The realm of 3D-based consumer experiences has seen some major advances in the past years, mostly related to content delivery technologies such as 3D printers, AR/VR goggles and SW platforms such as ARCore and ARKit. In contrast, the methods for creation of the 3D models have stagnated and despite the improvement in 3D content authoring SW and HW tools, we have not seen a paradigm shift in this field. It is important to note that the acquisition of 3D visual content is an inherently more complex process than capturing 2D images - something has to be done to obtain the additional dimension in the data.

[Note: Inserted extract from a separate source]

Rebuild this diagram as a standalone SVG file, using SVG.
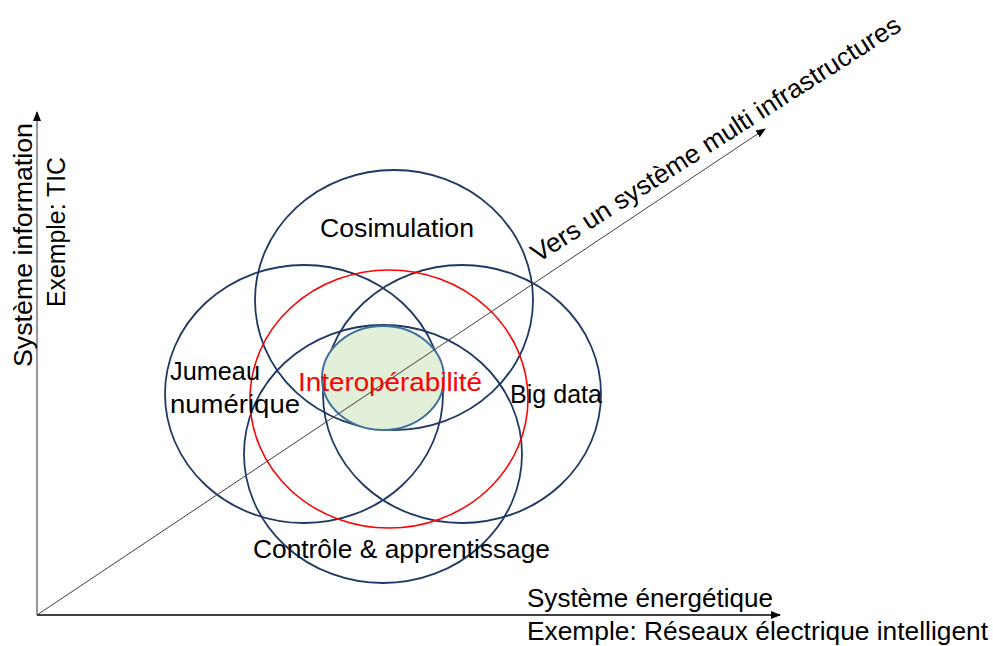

Current methods for 3D asset creation
The existing methods for 3D model creation can be roughly divided into three categories. Let’s briefly review them:
Photogrammetry is a relatively popular method for 3D model creation, as it is capable of producing high quality models under certain conditions. Its main limitations are the need for a relatively large number of images (few dozens to thousands, depending on the model size and geometry), acquired under controlled settings such as full coverage of the reconstructed object, overlap between the different views and consistent lighting.
Similar to photogrammetry, 3D scanning has advanced in the past years from an accessibility standpoint. Namely, technological advances in microelectronics have enabled integrating 3D sensors into mobile devices.

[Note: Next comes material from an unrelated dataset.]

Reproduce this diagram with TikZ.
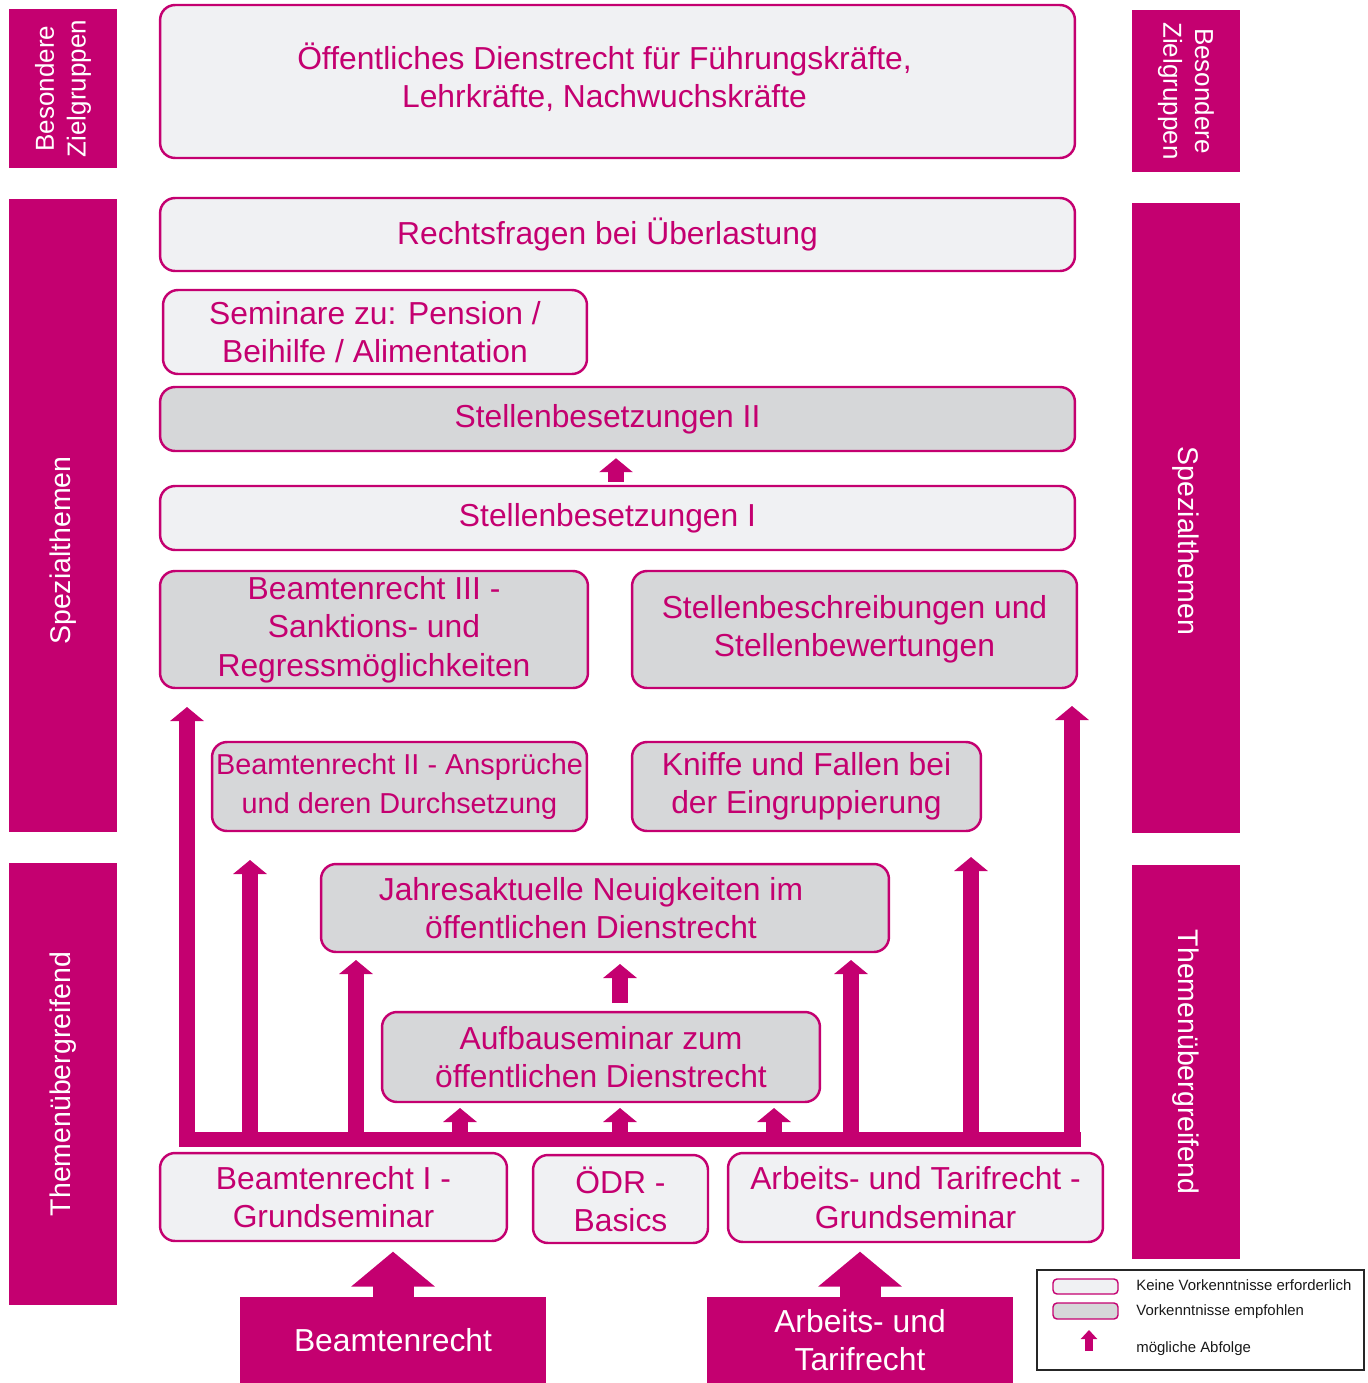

The caveats of current 3D asset creation methods
Besides the technical limitations of the different asset creation methods discussed above, they all bear inherent drawbacks. Photogrammetry and 3D scanning both have the trivial, yet often overlooked limitation that they require the physical presence of the imaged object. This may be a non-issue for a consumer creating a one-of model for recreational use or other small scale use cases. However, for larger scale uses, such as a retailer with thousands of items to model, or a game developer requiring many 3D models just to create a realistic scene, those approaches are infeasible. In addition, both of those methods require a relatively long and involved acquisition process.

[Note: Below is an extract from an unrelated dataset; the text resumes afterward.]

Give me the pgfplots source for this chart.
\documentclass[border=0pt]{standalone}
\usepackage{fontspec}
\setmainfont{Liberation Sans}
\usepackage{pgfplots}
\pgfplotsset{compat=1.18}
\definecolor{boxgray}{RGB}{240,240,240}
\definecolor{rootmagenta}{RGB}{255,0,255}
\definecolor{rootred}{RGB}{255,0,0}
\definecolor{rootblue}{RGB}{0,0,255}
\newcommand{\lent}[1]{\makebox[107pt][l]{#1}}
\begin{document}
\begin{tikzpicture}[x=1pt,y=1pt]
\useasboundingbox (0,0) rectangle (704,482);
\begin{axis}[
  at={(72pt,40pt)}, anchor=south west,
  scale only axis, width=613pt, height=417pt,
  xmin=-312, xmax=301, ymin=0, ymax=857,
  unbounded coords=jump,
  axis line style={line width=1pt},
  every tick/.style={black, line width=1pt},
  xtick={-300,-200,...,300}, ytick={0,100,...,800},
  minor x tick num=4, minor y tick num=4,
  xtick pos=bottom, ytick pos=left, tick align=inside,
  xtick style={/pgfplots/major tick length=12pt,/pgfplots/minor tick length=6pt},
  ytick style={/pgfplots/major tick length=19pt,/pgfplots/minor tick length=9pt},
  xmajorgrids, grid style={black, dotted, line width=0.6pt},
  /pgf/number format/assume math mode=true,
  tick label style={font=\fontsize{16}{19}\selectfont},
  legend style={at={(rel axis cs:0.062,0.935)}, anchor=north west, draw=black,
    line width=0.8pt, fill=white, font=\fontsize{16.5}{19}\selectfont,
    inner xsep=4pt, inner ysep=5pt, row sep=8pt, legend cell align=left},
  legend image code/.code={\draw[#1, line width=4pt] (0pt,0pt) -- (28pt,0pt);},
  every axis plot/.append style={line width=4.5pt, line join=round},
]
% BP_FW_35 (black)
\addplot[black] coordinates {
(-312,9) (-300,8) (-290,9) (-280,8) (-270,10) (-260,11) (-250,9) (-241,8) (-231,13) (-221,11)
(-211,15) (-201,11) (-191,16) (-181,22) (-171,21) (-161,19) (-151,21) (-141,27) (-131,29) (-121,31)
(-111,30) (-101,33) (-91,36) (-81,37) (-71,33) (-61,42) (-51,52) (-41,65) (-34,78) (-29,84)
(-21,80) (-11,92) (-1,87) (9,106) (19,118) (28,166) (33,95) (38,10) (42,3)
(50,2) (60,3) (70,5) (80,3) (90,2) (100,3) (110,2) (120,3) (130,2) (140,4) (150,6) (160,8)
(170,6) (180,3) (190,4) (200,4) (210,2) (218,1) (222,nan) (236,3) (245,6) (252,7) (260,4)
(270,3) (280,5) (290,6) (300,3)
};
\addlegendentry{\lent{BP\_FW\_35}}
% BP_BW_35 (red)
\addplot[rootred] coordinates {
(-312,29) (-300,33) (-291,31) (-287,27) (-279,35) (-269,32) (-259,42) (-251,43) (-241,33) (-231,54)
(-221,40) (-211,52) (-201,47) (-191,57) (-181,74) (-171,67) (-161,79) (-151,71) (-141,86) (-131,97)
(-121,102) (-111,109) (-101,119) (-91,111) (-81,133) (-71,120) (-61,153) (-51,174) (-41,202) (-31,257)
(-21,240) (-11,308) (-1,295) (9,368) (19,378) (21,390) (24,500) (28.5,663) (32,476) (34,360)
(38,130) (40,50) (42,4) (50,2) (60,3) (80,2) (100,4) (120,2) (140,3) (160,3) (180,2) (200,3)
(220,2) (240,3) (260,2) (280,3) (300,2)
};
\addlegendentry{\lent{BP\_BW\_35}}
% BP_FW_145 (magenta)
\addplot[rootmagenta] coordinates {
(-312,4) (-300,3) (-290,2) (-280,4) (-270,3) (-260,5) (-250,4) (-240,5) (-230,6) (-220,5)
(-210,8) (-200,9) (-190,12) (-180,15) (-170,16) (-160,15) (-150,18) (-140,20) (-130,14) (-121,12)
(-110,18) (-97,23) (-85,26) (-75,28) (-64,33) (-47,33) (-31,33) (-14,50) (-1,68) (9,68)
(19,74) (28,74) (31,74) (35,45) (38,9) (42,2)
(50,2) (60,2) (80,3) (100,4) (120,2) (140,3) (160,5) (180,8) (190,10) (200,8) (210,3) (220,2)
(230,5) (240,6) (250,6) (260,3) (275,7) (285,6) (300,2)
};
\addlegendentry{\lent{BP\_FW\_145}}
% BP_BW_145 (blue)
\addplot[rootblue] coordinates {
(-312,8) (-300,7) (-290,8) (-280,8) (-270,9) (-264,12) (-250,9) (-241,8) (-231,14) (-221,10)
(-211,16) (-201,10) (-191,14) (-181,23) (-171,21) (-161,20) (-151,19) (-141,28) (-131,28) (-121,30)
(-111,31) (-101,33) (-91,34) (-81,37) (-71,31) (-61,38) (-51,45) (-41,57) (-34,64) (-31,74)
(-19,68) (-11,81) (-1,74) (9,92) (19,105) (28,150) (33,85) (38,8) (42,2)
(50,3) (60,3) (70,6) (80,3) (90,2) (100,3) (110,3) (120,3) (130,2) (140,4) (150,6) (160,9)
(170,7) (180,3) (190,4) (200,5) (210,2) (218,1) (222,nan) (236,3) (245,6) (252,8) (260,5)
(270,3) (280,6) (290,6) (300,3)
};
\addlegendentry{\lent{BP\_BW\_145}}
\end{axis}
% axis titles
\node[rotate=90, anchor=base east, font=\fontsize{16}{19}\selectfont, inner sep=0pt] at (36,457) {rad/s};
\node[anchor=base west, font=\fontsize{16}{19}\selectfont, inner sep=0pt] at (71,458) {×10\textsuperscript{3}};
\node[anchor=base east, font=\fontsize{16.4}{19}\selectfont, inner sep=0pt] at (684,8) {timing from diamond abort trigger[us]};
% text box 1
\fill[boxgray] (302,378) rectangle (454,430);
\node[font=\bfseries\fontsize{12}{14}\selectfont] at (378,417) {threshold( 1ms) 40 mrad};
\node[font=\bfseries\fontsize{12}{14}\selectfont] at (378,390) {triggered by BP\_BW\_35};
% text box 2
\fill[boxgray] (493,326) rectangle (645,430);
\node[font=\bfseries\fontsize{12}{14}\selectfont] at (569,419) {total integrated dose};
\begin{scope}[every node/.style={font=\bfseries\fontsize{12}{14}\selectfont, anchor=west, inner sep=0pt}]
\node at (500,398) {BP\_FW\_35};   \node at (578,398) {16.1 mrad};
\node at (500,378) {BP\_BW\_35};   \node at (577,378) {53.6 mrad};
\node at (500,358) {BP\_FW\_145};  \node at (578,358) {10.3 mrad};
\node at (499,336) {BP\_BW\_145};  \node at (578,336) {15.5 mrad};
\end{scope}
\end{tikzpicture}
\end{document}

For those reasons, most at-scale uses of 3D content rely on manual modeling, where existing content in the form of 2D images depicting the object to be modelled suffices. Naturally, the main limitation here is the large amount of professional human labor required, which of course, dominates the time and cost for creating the content. Creation of one simple 3D model of an object typically costs at least tens of dollars and takes a few hours to model and may reach hundreds of dollars and a few days of work for complex objects.
Looking forward, we can identify some clear trends forming around 3D asset creation solutions. We choose to separate those into small scale solutions, i.e. consumer grade solutions for creating a handful of 3D models, vs. large scale solutions suitable for businesses and enterprises looking to generate at least thousands of 3D models.
Small scale solutions
For consumer-level 3D model creation, we expect to continue to see the contemporary trend of enabling 3D capture using mobile devices becoming more and more common. This will involve either dedicated 3D sensing hardware embedded within the mobile devices or on-device consumer-facing photogrammetry SW, enabling creation of 3D models from many 2D images, or a video.
Looking at present academic publications in the field, it is likely we will see in the near future those mobile-based solutions improved in computational performance, features and quality using AI technologies such as Neural Radiance Fields.
Following the analysis we presented in the previous sections, it is clear that any solution for 3D model creation at scale cannot rely upon 360-degree acquisition of the object to be reconstructed due to the lengthy and cumbersome nature of such an acquisition process. We also remind the reader that there are many applications where the object itself is not physically available. Therefore, we believe that any scalable solution must be based on existing and ubiquitous data – namely available 2D images of the objects to be reconstructed.
Once again, examining state of the art academic publications, we see that AI-based 3D reconstruction from a single image is an active research topic, see e.g. the papers here and here. It is noteworthy there are very few works utilizing several 2D images as input to the 3D reconstruction process and those typically require additional information regarding the acquisition setup (i.e. camera parameters), which are unknown in practice.
Our vision for the future of 3D asset creation is that the capability of creating 3D assets from a handful of existing images will become commercially available in the very near future. At first, this technology will be utilized for mass creation of 3D models of common items such as electrical appliances, cars, furniture, buildings, etc. by large enterprises looking to convert large repositories of existing images to 3D. Further ahead, this technology is likely to be adopted for consumer applications, unlocking additional capabilities on mobile devices.
Our mission around this is very simple: To make it happen. For that end, we teamed with 3D technical artists to learn how they approach 3D modelling. We also researched the latest computer vision and AI algorithms, and with trial and error integrated this knowledge to build a working pipeline. Further, during this process we realized even the best algorithms won’t do without some good datasets and the compute power required to train the algorithms. To address those issues, we complemented our algorithmic pipeline with a holistic infrastructure capable of handling our data and training our Deep Learning models in a quick and cost-effective way.